WIde Separation Planets In Time (WISPIT): Two directly imaged exoplanets around the Sun-like stellar binary WISPIT 1

TL;DR

The paper reports the discovery of two gas giant exoplanets at wide separations around a Sun-like binary star, using a dedicated survey that combines imaging and proper motion analysis to identify and characterize these planets.

Contribution

First detection of wide separation gas giant planets around a Sun-like binary star using a systematic imaging survey and proper motion analysis.

Findings

Discovered two co-moving gas giant exoplanets at 338 au and 840 au.

Determined planetary masses of 10 and 4 Jupiter masses.

Identified the host system as a binary with a K4 and M5.5 star.

Abstract

Wide separation gas giant planets present a challenge to current planet formation theories, and the detection and characterisation of these systems enables us to constrain their formation pathways.
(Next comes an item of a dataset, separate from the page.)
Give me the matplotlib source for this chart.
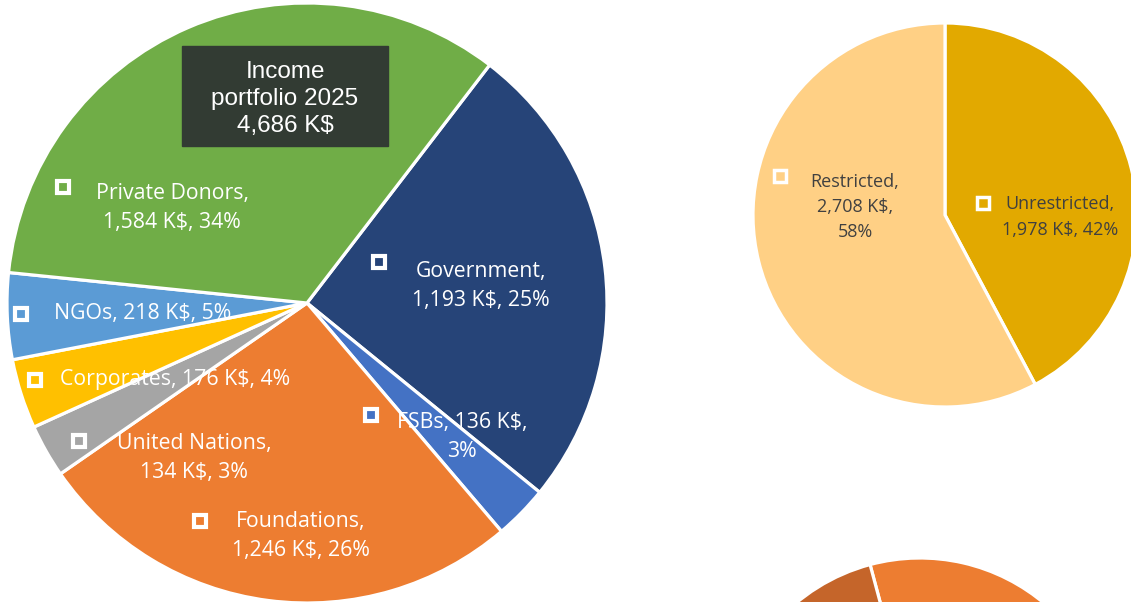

The WIde Separation Planets In Time (WISPIT) survey aims to detect and characterise wide separation planetary-mass companions over a range of ages from <5 to 20 Myr around solar-type host stars at distances of 75-500 (median: 140) parsecs. The WISPIT survey carries out two 5 minute H-band exposures with the VLT/SPHERE instrument and IRDIS camera, separated by at least six months to identify co-moving companions via proper motion analysis. These two H-band observations in combination with a follow-up Ks-band observation were used to determine the colour-magnitude of the co-moving companions and to derive their masses by comparing to AMES-COND and AMES-DUSTY evolutionary tracks. We report the discovery of WISPIT 1b and WISPIT 1c, two gas giant exoplanets that are co-moving with the stellar binary WISPIT 1, which itself consists of a K4 star and M5.5 star in a multi-decadal orbit. The planets are at projected separations of 338 au and 840 au and have masses of 10 Mj and 4 Mj respectively. We identified two common proper motion planetary companions to a (previously unknown) stellar binary with a Sun-like primary. These targets are ideal for follow up characterisation with both ground and space-based telescopes. Monitoring of the orbit with the GRAVITY interferometer will place constraints on their eccentricity, and spectroscopic characterisation will identify the composition and metallicity, providing information on their formation pathways.